One of the winners of the inaugural AKC National Juniors Agility Competition in 2011. This year’s event takes place on the morning of December 14. Photo © AKC.

If you want to see which young handlers are coming up in the sport, check out the second annual AKC National Juniors Agility Competition from 8 to 11 a.m. Friday. The juniors will take over the rings from 8 a.m. to 11 a.m. under the same invitational judges.

“Our junior agility event has grown in its second year with 56 juniors entered from as far away as Washington and California,” DeYoung says.

Preparation for this year’s invitational has gone smoothly, although “agility entries continue to grow and that definitely creates a challenge as we try to keep our competition days to a reasonable number of hours,” DeYoung says. The third ring was added this year to “try and make everyone’s day a bit shorter,” she says.

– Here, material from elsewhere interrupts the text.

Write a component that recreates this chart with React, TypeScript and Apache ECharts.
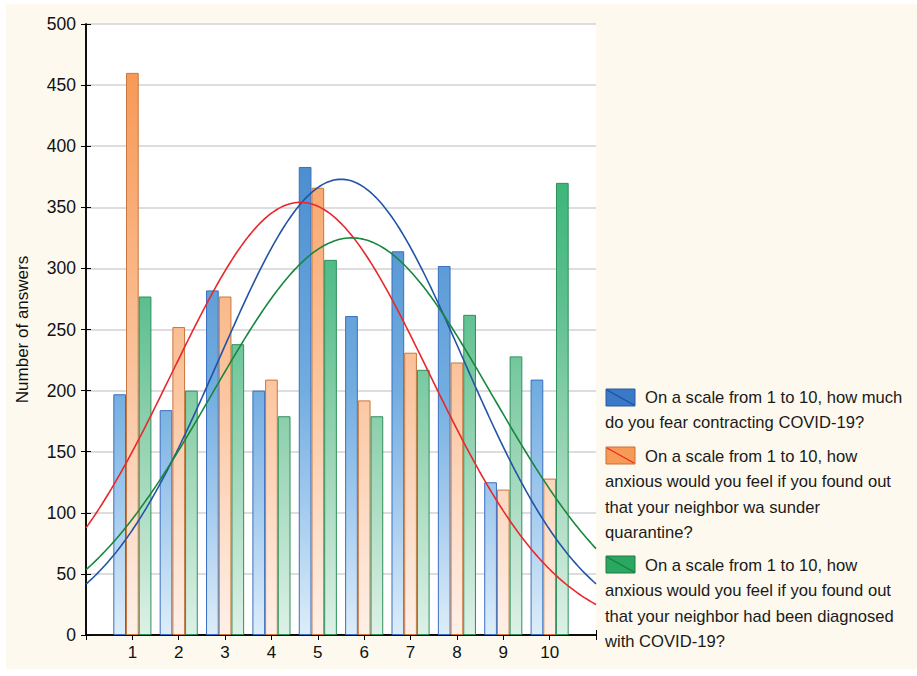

According to the event’s information booklet, four rounds of competition will lead to the finals, “open only to the top 57 dogs overall through four rounds of competition.” Just as an example of how easy it is to go wrong on an agility course, these faults are listed: refusal or run-out, 5 points; taking an obstacle out of order, 5 points; missed contact or dropped bar, 5 points; incomplete or skipped obstacle, elimination; and course time deduction of 3 points for every second over the designated course time. For the invitational, dogs are not allowed to compete outside of their height division.

Cash prizes will be awarded for cumulative point totals after rounds 2 through 4. The finals winners receive for first, a $400 J & J gift certificate and a $300 cash award from AKC; second, $200 gift certificate and $200 cash award; third, $75 certificate and $100 cash; and fourth, $50 certificate and $75. All four receive a Eukanuba prize trophy and placement rosette. Fifth through 8th place go home with placement rosettes.

As with the conformation part of the weekend, cash prizes have been part of the AKC/Eukanuba weekend since its inception.

So, regardless of your main reason for traveling to Florida this coming week, you’ll find plenty to watch and enjoy between the three main events.